Speaking at the Bryanston Education Summit, Mary Bousted, joint general secretary of the NEU teaching union, said England was “hurtling forward to a rosy past” with its emphasis on knowledge.
She said educators needed to foster skills such as resilience, rather than hope they were “magically caught” – and that students needed to be able to see themselves in the curriculum.
“As an English teacher, I have no problem with Shakespeare, with Pope, with Dryden, with Shelley,” she said. “But I knew in a school where there are 38 first languages taught other than English that I had to have Afro-Caribbean writers in that curriculum, I had to have Indian writers, I had to have Chinese writers to enable pupils to foreshadow their lives in the curriculum.”
She also added that the canon tended to exclude black writers and women writers.
“If a powerful knowledge curriculum means recreating the best that has been thought by dead, white men – then I’m not very interested in it,” she said.
The national curriculum, which must be followed by maintained schools, was reformed in 2014 to provide a “rigorous basis for teaching” and to slim down requirements.
The GCSE reforms which were undertaken alongside this saw a move away from American novels such as Of Mice and Men, towards more British literature.
Pupils must now study at least one play by Shakespeare, a 19th-century novel, a selection of poetry since 1789 and fiction of drama from the British Isles from 1914 onwards.
Ms Bousted told delegates at the summit: “It is important for students to know some of ‘the best that has been thought and said’ but it is also important for them to know that it was a choice that was made and a choice made by the powerful.
"So you can have an uncomplicated reading of Shakespeare which is ‘it’s just about society’. Actually, Shakespeare was an intensely conservative writer who wrote a lot of time to bolster the divine right of kings – so you need different voices in that.”
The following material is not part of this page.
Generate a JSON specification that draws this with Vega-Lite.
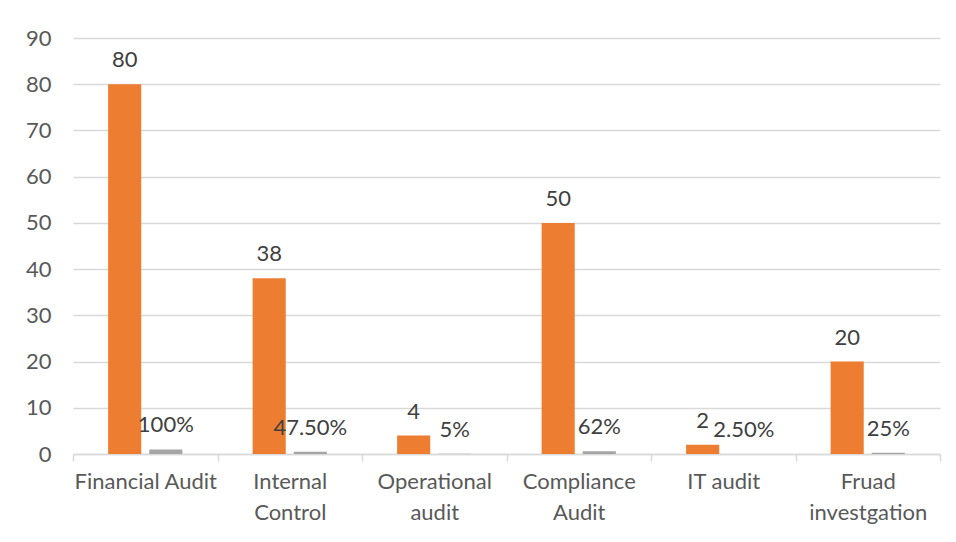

And she said while other high-performing countries are introducing a more skills-based approach to their education system involving less memorisation of facts, she feared that the rise of the knowledge curriculum in England was creating a system “not fit for the world in 2018”.
Countries such as Singapore have recently introduced changes to ensure schools put a greater emphasis on problem-solving, building character, resilience and communication skills, she highlighted.
She argued that both skills and knowledge should be celebrated.
“You can’t teach skills in a vacuum,” she said. “You need content and knowledge, but neither can you ignore skills and hope in the process of acquiring knowledge they will somehow magically be caught. Skills need to be fostered, nurtured and evaluated.”
“England is an outlier when it comes to curriculum and assessment,” she told delegates. “We are hurtling forward to a rosy past where academic success in subjects is all that matters.”
Tes was a partner of the Bryanston Education Summit.
A Department for Education spokesperson said: "We know how important it is that every young person receives an excellent education and are equipped with the skills they need for the jobs of tomorrow. That is why we have not only reformed GCSEs to make them a gold standard academic qualification, but we are also fundamentally reforming technical education in this country to rival the world’s best performing systems and deliver the skills that are truly valued by employers.
“With new T Levels backed by £500 million a year and extensive reforms to apprenticeships developed hand in hand with business, we are giving young people a genuine choice about their future aged 16 and improving education for every child."